If you're a school district ordering 5 identical 6m domes, you might get a 10-15% bulk discount. But if you're a small museum needing a one-of-a-kind 8m dome with a clear top and tunnel entrance, you'll pay full price for that customization. It's just the reality of small-batch production.
6. After-Sales Support: The Cost of Peace of Mind
Finally, don't forget to factor in after-sales support. A cheap dome might come with a 6-month warranty and zero setup help, while a premium manufacturer offers 2 years of warranty, replacement parts, and even on-site training for your team. For example, learning to properly inflate, deflate, and store a 10m dome takes practice—botching it could lead to tears or broken fans. Paying $500-$1,000 extra for training and a solid warranty might seem steep, but it'll save you from costly repairs down the line.

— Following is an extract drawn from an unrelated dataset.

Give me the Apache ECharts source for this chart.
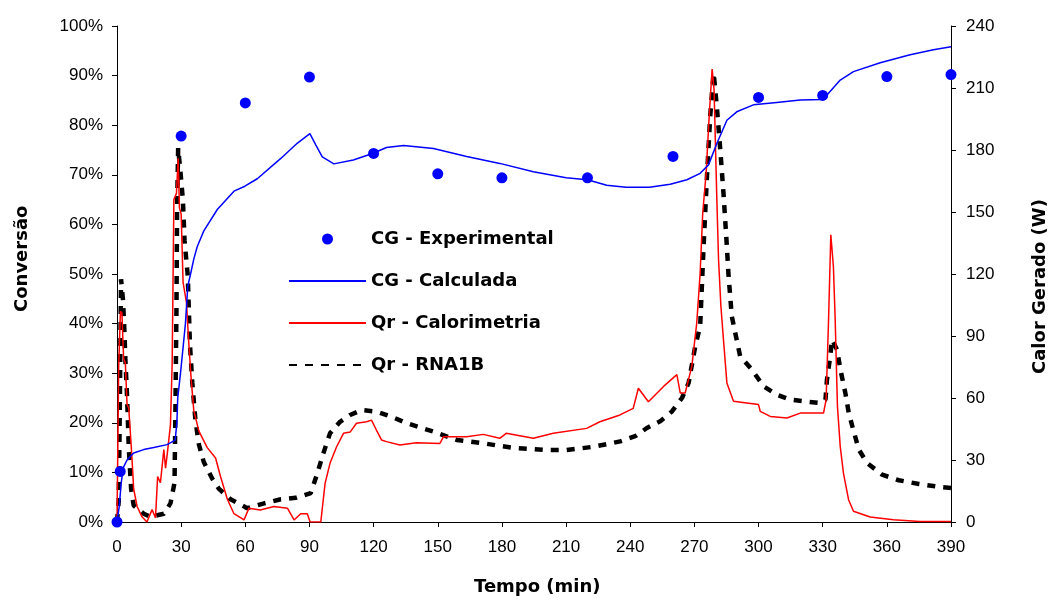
<!DOCTYPE html>
<html>
<head>
<meta charset="utf-8">
<script src="https://cdn.jsdelivr.net/npm/echarts@6/dist/echarts.min.js"></script>
<style>
  html, body { margin: 0; padding: 0; background: #fff; }
  #chart { width: 1051px; height: 603px; }
</style>
</head>
<body>
<div id="chart"></div>
<script>
// eixo x: tempo (min)
var xTicks = [0, 30, 60, 90, 120, 150, 180, 210, 240, 270, 300, 330, 360, 390];

// CG - Experimental  [tempo, conversao %]
var cgExperimental = [[0, 0], [1.5, 10.2], [30, 77.8], [60, 84.5], [90, 89.7], [120, 74.3], [150, 70.2],
  [180, 69.4], [220, 69.4], [260, 73.7], [300, 85.6], [330, 86], [360, 89.8], [390, 90.2]];

// CG - Calculada  [tempo, conversao %]
var cgCalculada = [[0, 0], [1, 3], [2, 8], [3, 11], [4.7, 12.5], [7.8, 13.9], [12.5, 14.6], [17.2, 15],
  [23.4, 15.6], [27.2, 16.5], [28, 20], [28.4, 25], [29.7, 30], [32, 40], [33.1, 47.5], [34.4, 50],
  [35.9, 53], [37.5, 55.5], [40.6, 58.7], [46.9, 63], [54.7, 66.7], [59.8, 67.7], [65.6, 69.2],
  [76.6, 73.3], [84.4, 76.4], [90.2, 78.3], [93, 76], [96, 73.6], [101.4, 72.2], [110.5, 73],
  [119.5, 74.3], [126, 75.5], [134, 75.9], [148, 75.3], [163.5, 73.7], [179, 72.3], [194.7, 70.6],
  [210, 69.4], [220, 69], [229, 67.9], [238, 67.5], [249, 67.5], [258.7, 68.1], [266.5, 69],
  [272.7, 70.3], [276.6, 72], [280.5, 76.3], [285.2, 81], [289.8, 82.7], [297.6, 84.1], [308.5, 84.6],
  [319.5, 85.1], [329.6, 85.2], [332, 86.1], [338.2, 89.1], [344.4, 90.8], [356.9, 92.6], [370.9, 94.2],
  [381.8, 95.2], [390, 95.8]];

// Qr - Calorimetria  [tempo, W]
var qrCalorimetria = [[0, 0], [0.8, 75], [1.6, 102], [2.3, 101], [3.1, 79], [3.9, 77], [4.7, 57], [5.5, 55],
  [6.2, 44], [7, 31], [7.8, 16], [9.4, 7.5], [11.7, 2.5], [14, 0], [16.4, 6], [18, 2], [19, 22], [20.3, 19],
  [21.9, 35], [22.7, 26], [23.4, 32], [25, 47], [25.8, 77], [26.6, 156], [27.8, 159], [28.6, 176],
  [29.2, 152], [30, 149], [30.9, 116], [32.5, 106], [33.6, 86], [34.7, 69], [35.9, 54], [38.3, 44],
  [42.2, 36], [46.1, 31], [48.4, 22], [51.6, 11], [54.7, 4], [59.4, 1], [61.7, 6.7], [67, 5.8], [73.4, 7.5],
  [79.7, 6.7], [82.8, 1], [85.9, 4], [89, 4], [90.3, 0], [95.3, 0], [97.3, 18.7], [99.6, 28.4],
  [102.7, 36.4], [105.9, 42.9], [109, 43.5], [112, 47.8], [116.7, 48.5], [119, 49.3], [121.3, 44.5],
  [123.7, 39.7], [126, 38.9], [132.3, 37.3], [140, 38.4], [151, 38], [152.7, 41.3], [163.5, 41.3],
  [171.3, 42.4], [179, 40.5], [182, 42.9], [194.7, 40.5], [204, 42.9], [219.6, 45.3], [225.8, 48.5],
  [235.2, 51.8], [241.4, 55], [243.8, 64.7], [248.5, 58.2], [255.6, 65.6], [261.8, 71.3], [263.4, 62.4],
  [265.7, 62.4], [268.8, 75.3], [271.1, 96.3], [272.7, 120.5], [273.9, 149.5], [275.5, 168.9], [277, 197.9],
  [278.3, 219.2], [279.2, 209.2], [280.5, 156], [281.3, 127], [282.4, 104.4], [283.6, 88.2], [285.2, 67.3],
  [288.3, 58.4], [294.5, 57.6], [300, 56.8], [300.8, 53.5], [305.5, 51.1], [313.3, 50.3], [319.5, 52.7],
  [330.4, 52.7], [331.6, 59.2], [332.7, 96.3], [333.8, 139], [335, 123.7], [335.8, 99.5], [336.9, 56],
  [338.2, 36.6], [339.7, 23.7], [342.1, 10.8], [344.4, 5.2], [352.2, 2.4], [363.1, 1.1], [375.6, 0.3],
  [390, 0.3]];

// Qr - RNA1B  [tempo, W]
var qrRna1b = [[0, 0], [0.8, 10], [1.2, 44], [1.9, 117.5], [2.8, 107.5], [3.4, 94], [3.9, 79], [4.7, 61],
  [5.5, 36], [6.6, 16], [7.8, 8], [12.5, 4], [15.6, 2.5], [21.9, 4], [25, 9], [26.9, 19], [27.3, 52.5],
  [27.8, 102.5], [28.1, 152.5], [28.6, 181], [29.7, 169], [30.8, 156], [31.6, 136], [33.1, 119], [34.1, 86],
  [35.2, 67.5], [36.7, 49], [38.3, 37.5], [40.6, 29], [44.5, 21], [47.7, 16], [53.1, 11], [60.9, 6.7],
  [68.8, 9], [76.6, 11], [83.6, 11.7], [90.6, 14], [93.4, 22.7], [96.5, 33.2], [99.6, 42.9], [104.3, 48.5],
  [109, 51.8], [114.4, 54.2], [121.5, 53.4], [128.5, 50.9], [135.5, 47.8], [148, 43.7], [158.9, 39.7],
  [171.3, 38.1], [179.1, 36.8], [187, 35.7], [201, 34.8], [210.3, 34.8], [222.8, 36.4], [235.3, 39],
  [242.3, 41.5], [247.8, 45.5], [254, 48.7], [259.5, 53.5], [264.2, 60], [267.3, 67.3], [270.4, 85],
  [272.7, 94.7], [274.3, 133.4], [275.8, 165.6], [277.4, 196.3], [279, 217.3], [280.5, 201], [282.1, 180.2],
  [283.6, 159.2], [284.9, 138.2], [286, 118.9], [287.5, 99.5], [291.4, 80.2], [296.9, 73.7], [302.4, 65.6],
  [308.6, 61.6], [314.8, 59.2], [321.1, 58.4], [328.9, 57.6], [331.3, 59.2], [332, 68.9], [333.3, 78.5],
  [334.4, 88.2], [336.7, 83.4], [338.3, 73.7], [340.6, 62.4], [342.2, 52.7], [344.5, 43.9], [346.9, 35],
  [350.8, 28.5], [357.8, 22.9], [365.6, 20.2], [375, 18.4], [385.2, 16.9], [390, 16.5]];

var tickFont = { color: '#000', fontSize: 17, fontFamily: "'Liberation Sans', Arial, sans-serif" };
var titleFont = { fill: '#000', fontSize: 18, fontWeight: 'bold', fontFamily: "'DejaVu Sans', sans-serif" };

var chart = echarts.init(document.getElementById('chart'));

var option = {
  animation: false,
  backgroundColor: '#fff',
  grid: { left: 117, right: 100, top: 26, bottom: 81, containLabel: false },
  legend: {
    orient: 'vertical',
    left: 288,
    top: 229,
    padding: 0,
    itemWidth: 77,
    itemHeight: 11,
    itemGap: 22,
    textStyle: { color: '#000', fontSize: 18, fontWeight: 'bold', fontFamily: "'DejaVu Sans', sans-serif", lineHeight: 20 },
    data: [
      { name: 'CG - Experimental' },
      { name: 'CG - Calculada', itemStyle: { opacity: 0 } },
      { name: 'Qr - Calorimetria', itemStyle: { opacity: 0 } },
      { name: 'Qr - RNA1B', itemStyle: { opacity: 0 } }
    ]
  },
  xAxis: {
    type: 'value',
    min: 0,
    max: 390,
    interval: 30,
    axisLine: { onZero: false, lineStyle: { color: '#000', width: 1 } },
    axisTick: { show: true, length: 5, lineStyle: { color: '#000' } },
    axisLabel: Object.assign({ margin: 17 }, tickFont),
    splitLine: { show: false }
  },
  yAxis: [{
    type: 'value',
    min: 0,
    max: 100,
    interval: 10,
    position: 'left',
    axisLine: { show: true, lineStyle: { color: '#000', width: 1 } },
    axisTick: { show: true, length: 5, lineStyle: { color: '#000' } },
    axisLabel: Object.assign({ margin: 14, formatter: '{value}%' }, tickFont),
    splitLine: { show: false }
  }, {
    type: 'value',
    min: 0,
    max: 240,
    interval: 30,
    position: 'right',
    axisLine: { show: true, lineStyle: { color: '#000', width: 1 } },
    axisTick: { show: true, length: 5, lineStyle: { color: '#000' } },
    axisLabel: Object.assign({ margin: 15 }, tickFont),
    splitLine: { show: false }
  }],
  graphic: [
    { type: 'text', left: 474, top: 578, style: Object.assign({ text: 'Tempo (min)' }, titleFont) },
    { type: 'text', x: 13, y: 312, rotation: Math.PI / 2, style: Object.assign({ text: 'Conversão' }, titleFont) },
    { type: 'text', x: 1031, y: 374, rotation: Math.PI / 2, style: Object.assign({ text: 'Calor Gerado (W)' }, titleFont) }
  ],
  series: [{
    name: 'Qr - RNA1B',
    type: 'line',
    yAxisIndex: 1,
    data: qrRna1b,
    showSymbol: false,
    symbol: 'none',
    lineStyle: { color: '#000', width: 4.5, type: [8, 8] },
    itemStyle: { color: '#000' },
    z: 2
  }, {
    name: 'Qr - Calorimetria',
    type: 'line',
    yAxisIndex: 1,
    data: qrCalorimetria,
    showSymbol: false,
    symbol: 'none',
    lineStyle: { color: '#ff0000', width: 1.5 },
    itemStyle: { color: '#ff0000' },
    z: 3
  }, {
    name: 'CG - Calculada',
    type: 'line',
    yAxisIndex: 0,
    data: cgCalculada,
    showSymbol: false,
    symbol: 'none',
    lineStyle: { color: '#0000ff', width: 1.5 },
    itemStyle: { color: '#0000ff' },
    z: 4
  }, {
    name: 'CG - Experimental',
    type: 'scatter',
    yAxisIndex: 0,
    data: cgExperimental,
    symbol: 'circle',
    symbolSize: 11,
    itemStyle: { color: '#0000ff', opacity: 1 },
    z: 5
  }]
};

chart.setOption(option);
</script>
</body>
</html>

Balancing Cost and Quality: What's Right for You?
At the end of the day, customizing a portable planetarium dome is about balance. You don't need to splurge on every feature, but cutting corners on size, material, or projection quality will leave you with a dome that doesn't meet your needs. Start by prioritizing: Is it portability? Projection clarity? Capacity? Once you know your must-haves, you can adjust the "nice-to-haves" to fit your budget.
For example, a school on a tight budget might opt for a 6m dome with standard PVC, a basic projection coating, and no frills—but they'll skip the LED lights and interactive screens. A science center, on the other hand, might invest in a 10m clear inflatable dome tent with fire-resistant material, rapid inflation, and a 2-year warranty, knowing it will host thousands of visitors annually.
No matter your needs, remember this: a well-made, customized portable planetarium dome isn't just an expense—it's an investment in wonder. Whether it's inspiring a kid to study astronomy or helping a community connect with the cosmos, the memories (and learning!) it creates are priceless. Now go out there and build your perfect dome.